The Book Thief, by Markus Zusak

Another re-read for my book club! Luckily, since I knew going into it that the last fifty pages or so were going to make me bawl my eyes out, I managed to just cry a whole bunch instead. One tissue only, though! Still so, so sad.

This is a book told by Death, beginning with death, and ending with death, but it manages not to be about death.

The first part of that sentence was really difficult for a lot of my fellow book-clubbers, but I think if you’re prepared and/or used to odd narrative styles, you’ll be okay. Death is an interesting narrator, with its odd little view of the world that mostly involves dead people but also apparently involves being incredibly and possibly overly poetic about everything. I like Death, but it could tone it down a little.

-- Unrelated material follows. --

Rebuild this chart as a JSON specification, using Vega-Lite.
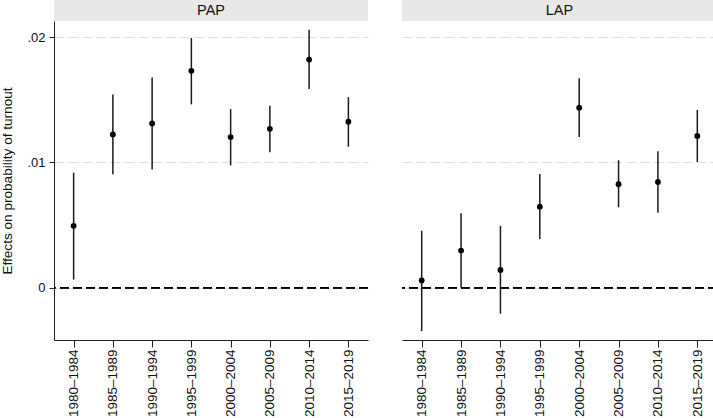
{
  "$schema": "https://vega.github.io/schema/vega-lite/v6.json",
  "padding": 0,
  "background": "white",
  "config": {
    "font": "Liberation Sans",
    "view": {"stroke": null},
    "concat": {"spacing": 32},
    "axis": {
      "labelFont": "Liberation Sans",
      "titleFont": "Liberation Sans",
      "labelFontSize": 13,
      "titleFontSize": 13.6,
      "titleFontWeight": "normal",
      "labelColor": "#111",
      "titleColor": "#111",
      "domainColor": "#222",
      "tickColor": "#222",
      "domainWidth": 1,
      "tickWidth": 1
    }
  },
  "datasets": {
    "d": [
      {"panel": "PAP", "period": "1980–1984", "est": 0.00494, "lo": 0.00064, "hi": 0.00919},
      {"panel": "PAP", "period": "1985–1989", "est": 0.01224, "lo": 0.00906, "hi": 0.01543},
      {"panel": "PAP", "period": "1990–1994", "est": 0.01312, "lo": 0.00943, "hi": 0.01679},
      {"panel": "PAP", "period": "1995–1999", "est": 0.01732, "lo": 0.01464, "hi": 0.01994},
      {"panel": "PAP", "period": "2000–2004", "est": 0.01203, "lo": 0.00977, "hi": 0.01426},
      {"panel": "PAP", "period": "2005–2009", "est": 0.01269, "lo": 0.01081, "hi": 0.01453},
      {"panel": "PAP", "period": "2010–2014", "est": 0.01822, "lo": 0.01586, "hi": 0.02061},
      {"panel": "PAP", "period": "2015–2019", "est": 0.01325, "lo": 0.01126, "hi": 0.01522},
      {"panel": "LAP", "period": "1980–1984", "est": 0.00058, "lo": -0.00347, "hi": 0.00455},
      {"panel": "LAP", "period": "1985–1989", "est": 0.00296, "lo": 0.0, "hi": 0.00594},
      {"panel": "LAP", "period": "1990–1994", "est": 0.00141, "lo": -0.00208, "hi": 0.00493},
      {"panel": "LAP", "period": "1995–1999", "est": 0.00647, "lo": 0.00389, "hi": 0.00908},
      {"panel": "LAP", "period": "2000–2004", "est": 0.01438, "lo": 0.01204, "hi": 0.01673},
      {"panel": "LAP", "period": "2005–2009", "est": 0.00826, "lo": 0.00642, "hi": 0.01018},
      {"panel": "LAP", "period": "2010–2014", "est": 0.00844, "lo": 0.00599, "hi": 0.01089},
      {"panel": "LAP", "period": "2015–2019", "est": 0.01212, "lo": 0.01004, "hi": 0.01419}
    ],
    "h": [{"panel": "PAP"}, {"panel": "LAP"}]
  },
  "hconcat": [
    {
      "spacing": 0,
      "vconcat": [
        {
          "width": 314,
          "height": 21,
          "view": {"fill": "#e8e8e8", "stroke": null},
          "data": {"name": "h"},
          "transform": [{"filter": "datum.panel == 'PAP'"}],
          "mark": {"type": "text", "fontSize": 14.5, "color": "#111", "font": "Liberation Sans"},
          "encoding": {"text": {"field": "panel"}}
        },
        {
          "width": 314,
          "height": 319,
          "data": {"name": "d"},
          "transform": [{"filter": "datum.panel == 'PAP'"}],
          "encoding": {
            "x": {
              "field": "period", "type": "ordinal", "sort": null,
              "scale": {"type": "point", "padding": 0.5},
              "axis": {"title": null, "labelAngle": -90, "labelFontSize": 13.5, "tickSize": 7, "labelPadding": 2, "grid": false}
            }
          },
          "layer": [
            {
              "mark": {"type": "rule", "color": "black", "strokeWidth": 1.1, "strokeDash": [9, 4]},
              "encoding": {"y": {"datum": 0, "type": "quantitative"}, "x": null}
            },
            {
              "mark": {"type": "rule", "color": "#1a1a1a", "strokeWidth": 1.5},
              "encoding": {
                "y": {
                  "field": "lo", "type": "quantitative",
                  "scale": {"domain": [-0.00418, 0.0213], "nice": false, "zero": false},
                  "axis": {
                    "title": "Effects on probability of turnout",
                    "values": [0, 0.01, 0.02],
                    "labelExpr": "datum.value == 0 ? '0' : replace(format(datum.value, '.2f'), '0.', '.')",
                    "tickSize": 5, "labelPadding": 4, "titlePadding": 12.4,
                    "grid": true, "gridColor": "#dedede", "gridDash": [10, 4], "gridWidth": 1
                  }
                },
                "y2": {"field": "hi"}
              }
            },
            {
              "mark": {"type": "circle", "color": "black", "opacity": 1, "size": 34},
              "encoding": {"y": {"field": "est", "type": "quantitative"}}
            }
          ]
        }
      ]
    },
    {
      "spacing": 0,
      "vconcat": [
        {
          "width": 315,
          "height": 21,
          "view": {"fill": "#e8e8e8", "stroke": null},
          "data": {"name": "h"},
          "transform": [{"filter": "datum.panel == 'LAP'"}],
          "mark": {"type": "text", "fontSize": 14.5, "color": "#111", "font": "Liberation Sans"},
          "encoding": {"text": {"field": "panel"}}
        },
        {
          "width": 315,
          "height": 319,
          "data": {"name": "d"},
          "transform": [{"filter": "datum.panel == 'LAP'"}],
          "encoding": {
            "x": {
              "field": "period", "type": "ordinal", "sort": null,
              "scale": {"type": "point", "padding": 0.5},
              "axis": {"title": null, "labelAngle": -90, "labelFontSize": 13.5, "tickSize": 7, "labelPadding": 2, "grid": false}
            }
          },
          "layer": [
            {
              "mark": {"type": "rule", "color": "black", "strokeWidth": 1.1, "strokeDash": [9, 4]},
              "encoding": {"y": {"datum": 0, "type": "quantitative"}, "x": null}
            },
            {
              "mark": {"type": "rule", "color": "#1a1a1a", "strokeWidth": 1.5},
              "encoding": {
                "y": {
                  "field": "lo", "type": "quantitative",
                  "scale": {"domain": [-0.00418, 0.0213], "nice": false, "zero": false},
                  "axis": {
                    "title": null, "labels": false, "ticks": false, "domain": false,
                    "values": [0, 0.01, 0.02],
                    "grid": true, "gridColor": "#dedede", "gridDash": [10, 4], "gridWidth": 1
                  }
                },
                "y2": {"field": "hi"}
              }
            },
            {
              "mark": {"type": "circle", "color": "black", "opacity": 1, "size": 34},
              "encoding": {"y": {"field": "est", "type": "quantitative"}}
            }
          ]
        }
      ]
    }
  ]
}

And what’s really cool about Death as a narrator is that hey, how does Death even know this story? Oh, right, because our protagonist wrote a story about her life and called it The Book Thief and then Death found it and read it and is now telling us the story. So you’ve got a frame story and some unreliable narrators and I am SO IN.

The titular thief is called Liesel Meminger, and she’s a young German girl who gets sent off to foster care with her brother just before the start of World War II except that she’s the only one who makes it to foster care on account of her brother dying awfully on the train there. That’s a good way to start off the story, yes? But Liesel keeps going and makes a new sort of family and makes some excellent friends even if she doesn’t know it sometimes and even though the war comes and makes everything pretty much absolutely terrible, she still keeps going.

And of course there are stolen books, hence the name, and there’s some Hitler Youth fun times and some hiding a Jew fun times and some hiding in basements from the bombs fun times and it’s all depressing, really, but you still come out of the book thinking that maybe things aren’t so bad after all, and that’s really amazing. I adore this book, maybe even more the second time around.

Recommendation: Bring some tissues. And an open narrative mind.